**Problem to work on:**
Look through the lines below and state how many hold the word "this". Write only the number.

**Records shown:**
-- begin --

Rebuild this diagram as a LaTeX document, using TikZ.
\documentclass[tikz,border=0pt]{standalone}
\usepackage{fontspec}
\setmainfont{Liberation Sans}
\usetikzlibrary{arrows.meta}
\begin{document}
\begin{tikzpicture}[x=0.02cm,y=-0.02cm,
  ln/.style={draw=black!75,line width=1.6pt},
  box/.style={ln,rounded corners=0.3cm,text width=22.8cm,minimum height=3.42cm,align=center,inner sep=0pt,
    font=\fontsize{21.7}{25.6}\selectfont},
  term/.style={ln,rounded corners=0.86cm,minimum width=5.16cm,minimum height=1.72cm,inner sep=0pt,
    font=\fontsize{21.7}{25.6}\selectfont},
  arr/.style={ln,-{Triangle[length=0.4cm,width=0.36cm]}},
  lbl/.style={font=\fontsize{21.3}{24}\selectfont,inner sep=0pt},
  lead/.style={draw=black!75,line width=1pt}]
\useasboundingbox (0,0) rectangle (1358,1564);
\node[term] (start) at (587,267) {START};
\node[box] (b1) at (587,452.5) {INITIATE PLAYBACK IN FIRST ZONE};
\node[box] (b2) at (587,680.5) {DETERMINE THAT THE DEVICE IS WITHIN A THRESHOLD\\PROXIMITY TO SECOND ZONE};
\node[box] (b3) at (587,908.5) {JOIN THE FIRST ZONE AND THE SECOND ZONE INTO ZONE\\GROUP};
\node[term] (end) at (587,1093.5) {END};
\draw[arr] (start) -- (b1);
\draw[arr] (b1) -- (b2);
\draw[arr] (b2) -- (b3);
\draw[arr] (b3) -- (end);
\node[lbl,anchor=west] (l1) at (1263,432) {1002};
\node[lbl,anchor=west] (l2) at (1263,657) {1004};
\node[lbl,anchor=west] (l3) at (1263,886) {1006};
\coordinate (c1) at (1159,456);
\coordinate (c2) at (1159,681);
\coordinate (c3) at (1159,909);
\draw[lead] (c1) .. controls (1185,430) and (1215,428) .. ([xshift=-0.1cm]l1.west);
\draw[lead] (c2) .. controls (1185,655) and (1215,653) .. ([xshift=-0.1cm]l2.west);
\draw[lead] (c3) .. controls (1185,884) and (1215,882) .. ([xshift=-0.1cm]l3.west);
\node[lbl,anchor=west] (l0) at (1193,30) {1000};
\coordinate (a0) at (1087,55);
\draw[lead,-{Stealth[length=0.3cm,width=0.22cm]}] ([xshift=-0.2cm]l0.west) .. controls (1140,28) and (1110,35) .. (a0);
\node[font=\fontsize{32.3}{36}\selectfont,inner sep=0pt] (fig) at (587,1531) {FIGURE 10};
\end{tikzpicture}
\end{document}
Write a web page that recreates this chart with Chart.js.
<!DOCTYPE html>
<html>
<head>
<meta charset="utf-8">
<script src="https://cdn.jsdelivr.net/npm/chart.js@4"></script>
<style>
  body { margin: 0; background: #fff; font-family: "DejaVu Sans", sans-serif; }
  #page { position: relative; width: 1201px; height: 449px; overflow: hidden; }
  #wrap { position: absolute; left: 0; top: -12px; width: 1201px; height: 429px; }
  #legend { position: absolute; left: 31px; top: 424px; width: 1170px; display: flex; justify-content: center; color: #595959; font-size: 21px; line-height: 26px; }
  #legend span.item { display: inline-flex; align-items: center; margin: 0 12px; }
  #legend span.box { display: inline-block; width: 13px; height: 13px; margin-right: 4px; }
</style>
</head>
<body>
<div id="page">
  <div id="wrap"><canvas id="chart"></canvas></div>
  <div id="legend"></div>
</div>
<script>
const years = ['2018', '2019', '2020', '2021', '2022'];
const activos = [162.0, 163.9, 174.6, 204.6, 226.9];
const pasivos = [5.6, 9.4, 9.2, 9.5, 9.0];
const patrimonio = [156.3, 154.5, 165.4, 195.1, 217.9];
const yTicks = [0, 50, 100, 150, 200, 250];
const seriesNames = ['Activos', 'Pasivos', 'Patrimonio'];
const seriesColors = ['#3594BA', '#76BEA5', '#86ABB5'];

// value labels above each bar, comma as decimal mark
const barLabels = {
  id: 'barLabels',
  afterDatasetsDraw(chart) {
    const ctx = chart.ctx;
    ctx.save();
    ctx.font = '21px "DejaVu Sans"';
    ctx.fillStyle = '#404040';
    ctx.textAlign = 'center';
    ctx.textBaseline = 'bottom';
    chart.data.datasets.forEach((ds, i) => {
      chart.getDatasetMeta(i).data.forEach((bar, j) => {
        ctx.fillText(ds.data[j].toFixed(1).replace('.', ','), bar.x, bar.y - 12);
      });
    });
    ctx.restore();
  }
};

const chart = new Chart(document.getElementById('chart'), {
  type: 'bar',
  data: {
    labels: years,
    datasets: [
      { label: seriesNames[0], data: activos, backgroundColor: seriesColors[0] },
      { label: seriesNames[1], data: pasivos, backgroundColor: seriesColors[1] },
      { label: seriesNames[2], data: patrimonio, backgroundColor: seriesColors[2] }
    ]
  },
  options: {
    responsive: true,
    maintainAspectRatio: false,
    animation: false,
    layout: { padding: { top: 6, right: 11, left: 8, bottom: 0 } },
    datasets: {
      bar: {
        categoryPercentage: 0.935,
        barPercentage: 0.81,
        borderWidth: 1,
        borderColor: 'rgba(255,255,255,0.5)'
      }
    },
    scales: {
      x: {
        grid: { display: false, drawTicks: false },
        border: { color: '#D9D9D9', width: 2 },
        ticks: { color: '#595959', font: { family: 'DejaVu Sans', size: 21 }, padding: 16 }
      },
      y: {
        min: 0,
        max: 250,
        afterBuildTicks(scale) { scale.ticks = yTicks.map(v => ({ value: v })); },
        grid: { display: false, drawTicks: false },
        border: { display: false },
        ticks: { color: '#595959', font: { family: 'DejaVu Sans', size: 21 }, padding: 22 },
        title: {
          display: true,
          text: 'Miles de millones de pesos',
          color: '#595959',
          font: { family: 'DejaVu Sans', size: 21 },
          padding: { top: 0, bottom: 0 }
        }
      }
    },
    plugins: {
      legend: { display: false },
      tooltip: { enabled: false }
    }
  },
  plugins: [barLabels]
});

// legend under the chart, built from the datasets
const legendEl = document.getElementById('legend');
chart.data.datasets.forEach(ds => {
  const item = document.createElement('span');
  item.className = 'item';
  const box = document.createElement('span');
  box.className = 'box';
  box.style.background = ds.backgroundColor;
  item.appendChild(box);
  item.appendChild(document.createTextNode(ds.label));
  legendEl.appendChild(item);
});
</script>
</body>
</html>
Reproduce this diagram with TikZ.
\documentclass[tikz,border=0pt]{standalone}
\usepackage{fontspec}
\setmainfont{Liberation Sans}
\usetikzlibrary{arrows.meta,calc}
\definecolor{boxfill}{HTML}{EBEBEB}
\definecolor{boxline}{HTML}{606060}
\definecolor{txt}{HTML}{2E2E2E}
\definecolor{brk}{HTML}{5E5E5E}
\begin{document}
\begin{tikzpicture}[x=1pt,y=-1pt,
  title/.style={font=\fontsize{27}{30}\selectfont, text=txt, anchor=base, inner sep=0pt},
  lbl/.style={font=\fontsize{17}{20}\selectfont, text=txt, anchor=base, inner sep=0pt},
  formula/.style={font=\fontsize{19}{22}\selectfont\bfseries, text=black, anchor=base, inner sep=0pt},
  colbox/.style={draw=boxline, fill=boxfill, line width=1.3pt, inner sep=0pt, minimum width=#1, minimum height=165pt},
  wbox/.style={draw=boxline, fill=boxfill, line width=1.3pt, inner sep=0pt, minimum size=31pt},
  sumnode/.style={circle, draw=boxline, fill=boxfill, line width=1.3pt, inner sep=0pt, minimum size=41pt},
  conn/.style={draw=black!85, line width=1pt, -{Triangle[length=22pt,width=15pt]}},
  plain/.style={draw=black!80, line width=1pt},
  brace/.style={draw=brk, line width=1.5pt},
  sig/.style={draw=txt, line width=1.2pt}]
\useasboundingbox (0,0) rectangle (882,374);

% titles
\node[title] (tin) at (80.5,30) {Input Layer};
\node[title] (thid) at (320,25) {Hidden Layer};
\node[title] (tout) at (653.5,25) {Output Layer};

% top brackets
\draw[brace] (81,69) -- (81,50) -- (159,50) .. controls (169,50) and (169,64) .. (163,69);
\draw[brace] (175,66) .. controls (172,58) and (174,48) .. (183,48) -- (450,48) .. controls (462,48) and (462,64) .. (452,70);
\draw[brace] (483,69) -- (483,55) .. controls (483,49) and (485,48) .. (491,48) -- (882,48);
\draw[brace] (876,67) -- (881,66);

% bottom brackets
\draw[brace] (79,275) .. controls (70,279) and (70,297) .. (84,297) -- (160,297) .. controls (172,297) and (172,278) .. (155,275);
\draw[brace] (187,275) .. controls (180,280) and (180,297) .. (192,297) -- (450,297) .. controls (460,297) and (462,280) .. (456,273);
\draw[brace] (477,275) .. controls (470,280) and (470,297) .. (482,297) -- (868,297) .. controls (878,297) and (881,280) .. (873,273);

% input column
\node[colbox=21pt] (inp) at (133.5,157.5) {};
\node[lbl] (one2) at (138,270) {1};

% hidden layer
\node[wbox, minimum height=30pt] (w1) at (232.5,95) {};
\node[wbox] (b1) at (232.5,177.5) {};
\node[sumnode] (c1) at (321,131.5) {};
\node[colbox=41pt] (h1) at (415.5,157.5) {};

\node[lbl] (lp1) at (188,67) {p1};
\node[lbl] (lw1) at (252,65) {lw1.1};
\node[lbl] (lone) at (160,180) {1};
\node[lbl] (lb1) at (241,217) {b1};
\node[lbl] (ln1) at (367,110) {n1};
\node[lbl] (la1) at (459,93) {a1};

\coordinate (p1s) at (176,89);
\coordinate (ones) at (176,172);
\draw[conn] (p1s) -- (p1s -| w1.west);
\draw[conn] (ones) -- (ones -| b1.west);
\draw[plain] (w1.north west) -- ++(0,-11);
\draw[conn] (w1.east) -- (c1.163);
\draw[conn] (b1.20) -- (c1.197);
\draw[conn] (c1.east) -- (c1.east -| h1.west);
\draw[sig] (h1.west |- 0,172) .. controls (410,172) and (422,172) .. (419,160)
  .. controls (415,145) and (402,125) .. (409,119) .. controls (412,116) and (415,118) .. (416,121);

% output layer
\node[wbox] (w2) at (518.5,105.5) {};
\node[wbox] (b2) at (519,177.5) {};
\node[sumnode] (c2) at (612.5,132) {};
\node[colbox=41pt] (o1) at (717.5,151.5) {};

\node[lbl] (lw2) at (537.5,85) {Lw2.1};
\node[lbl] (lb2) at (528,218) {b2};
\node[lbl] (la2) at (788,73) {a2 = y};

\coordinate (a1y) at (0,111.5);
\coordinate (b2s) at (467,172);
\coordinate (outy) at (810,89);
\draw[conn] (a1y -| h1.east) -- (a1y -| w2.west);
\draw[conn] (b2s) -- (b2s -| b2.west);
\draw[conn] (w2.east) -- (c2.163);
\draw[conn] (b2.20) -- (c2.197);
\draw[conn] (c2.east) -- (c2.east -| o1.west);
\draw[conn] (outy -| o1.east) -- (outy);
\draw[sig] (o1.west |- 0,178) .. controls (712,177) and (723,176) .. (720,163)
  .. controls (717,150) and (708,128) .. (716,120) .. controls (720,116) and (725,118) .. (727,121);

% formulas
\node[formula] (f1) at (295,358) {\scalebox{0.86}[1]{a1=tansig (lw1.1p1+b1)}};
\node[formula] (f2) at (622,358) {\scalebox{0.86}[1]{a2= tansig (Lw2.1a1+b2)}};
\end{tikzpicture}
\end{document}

-- end --

**Complete response:**
3